Besson conta que, mesmo sem receber salários, gastou muito dinheiro como político, não necessariamente para “comprar” eleitores. Também não foi em viagens, pois o vereador costumava acompanhar o prefeito nas audiências na capital. “Era o Joaquim Severino quem pagava tudo na viagem. E nunca pedia nota para depois ser reembolsado”, disse.

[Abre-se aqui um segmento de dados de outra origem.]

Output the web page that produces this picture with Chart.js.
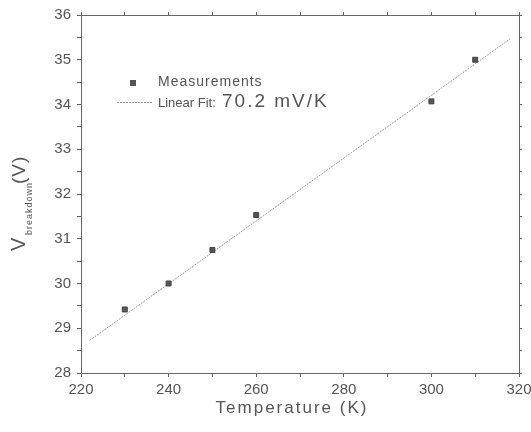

Besson, na verdade, gastou com famílias pobres, cedendo caixões de graça. E garante que ainda tem este hábito. Segundo ele, os gastos foram provocados pelo “coração mole”. Como agente funerário, Besson distribuiu até velórios de graça. “Meu ramo é ingrato. Imagine o sujeito abalado pela morte de um parente e sem dinheiro para o enterro. Então, eu fazia sem cobrar”, contou. Aliás, esta característica de Besson se mantém até hoje, mesmo fora da política. O ex-vereador diz que nunca cobrou enterros de famílias dos bairros mais carentes. “Ainda assim, a gente era muito explorado”, garante.

Besson conta que, quando foi instituído salário para vereador, era um valor simbólico. “O vencimento inicial era irrisório. Mas foi crescendo e, hoje, virou meio de vida”, diz.

Como vereador, Luiz Besson chegou à presidência da Câmara e acumulou problemas. Teve uma conta rejeitada e ficou inelegível por um curto período. Reabilitado, diz que não deseja mais disputar eleições. “A política está avacalhada e sem credibilidade. Hoje, há muita traição. Não desejo voltar, embora tenha sido insistentemente convidado. Mas a verdade é que encerrei a carreira”, afirmou.